You cannot resolve these sites from EXAFS analysis. Even if you had only 2 inequivalent sites of the same central atom with occupancies N1 and N2, you would not be able to resolve N1 and N2 in the fit because different Nb atoms would have similar environments (e.g., 4 and 6 oxygens), and they will have similar Nb-O distances around each site. The best you can do is to try to fit the first nearest neighbor peak as an average Nb-O contribution (if it is a well isolated peak) and try to make use of sigma2 that may turn out to be larger than in some well known Nb oxide reference that you should analyze first.
 
Anatoly
-----Original Message-----
From: ifeffit-bounces@millenia.cars.aps.anl.gov [mailto:ifeffit-bounces@millenia.cars.aps.anl.gov]On Behalf Of Tadej Rojac
Sent: Thursday, December 15, 2005 7:44 AM
To: Ifeffit@millenia.cars.aps.anl.gov
Subject: [Ifeffit] my problem

Dear collegues,
 
my name is Tadej Rojac and I'm writing from the Institute Jozef Stefan in Ljubljana, Slovenia. I work in the Department of electronic ceramics. Actually, I'm working on a EXAFS spectra with Artemis.
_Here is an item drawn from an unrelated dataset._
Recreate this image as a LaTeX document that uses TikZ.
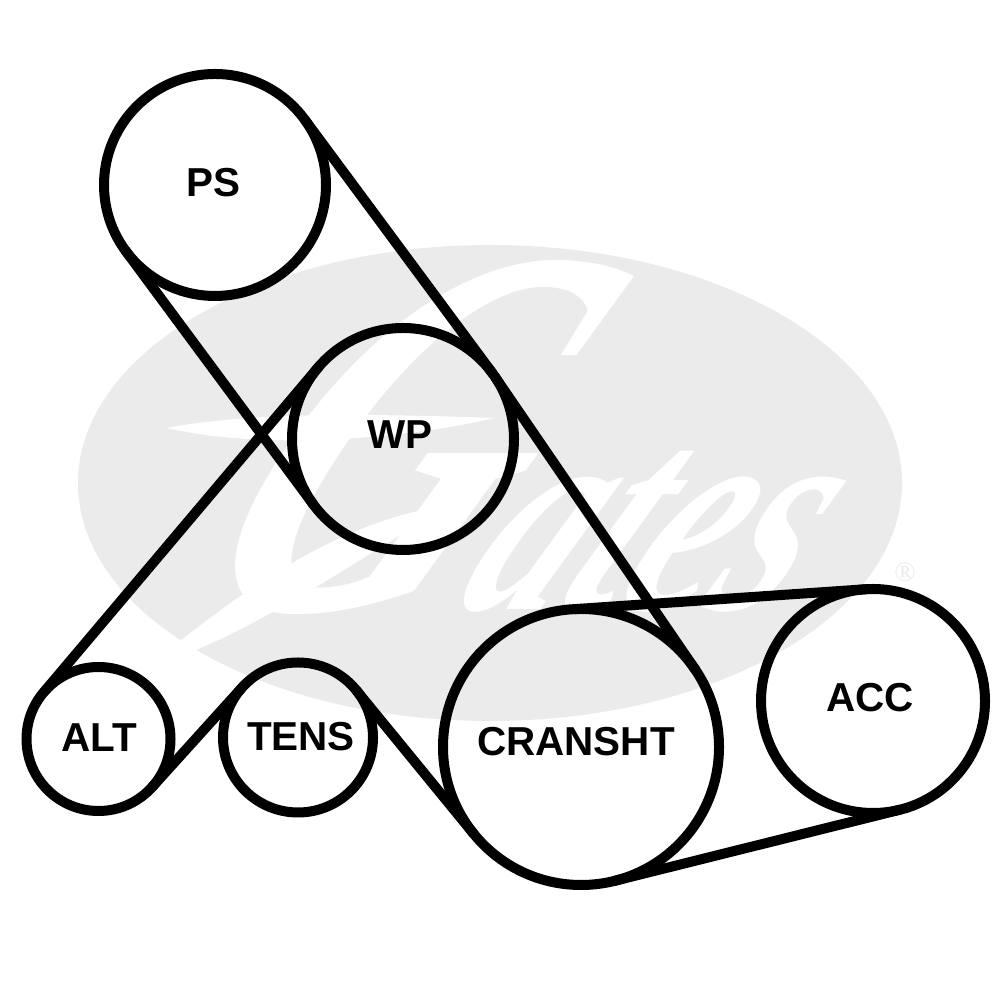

What I am trying to do is mainly to describe an EXAFS spectrum with a model concerning the structure of Nb2O5. I'm working togheter with prof. Iztok Arcon, who is a specialist in the field. My main problem is that I have to do some suppositions. In fact Nb2O5 structure is quite complicated. It is composed of seven different Nb positions which I took into account using 7 feffs in Artemis. I don't know the exact occupancies of the seven positions. In order to make  the search easier I did at first a supposition that all the occupancies must be positive, which is realistic. I set this with the command "abs" in each feff file. Secondly, I need to supose that the sum of all occupancies is 1. In that way the search for the result is much easier, otherwise I get the sum greater than one, which, for sure, is not the case. My question is how can I do that? For example, if the occupancies are O1, O2, O3, O4, O5, O6 and O7 and I define them with a starting value (let use say the same, so 1/7) than I can do O = O1+O2+O3+O4+O5+O6+O7. Finally I need to do O =1, but here Artemis doesn't want to define the same parameter (O in this case) twice. So, how can I insert the conditions, that the sum of all the occupancies is 1, into Artemis? I hope you can help me.
 
I'm looking forward t hearing from you...thank you...  
 
Tadej Rojac
Jozef Stefan Institute
Jamova 39
1000 Ljubljana
Slovenia
Tel.: +386 1 477 38 34
Fax: +386 1 477 38 87
E-mail: tadej.rojac@ijs.si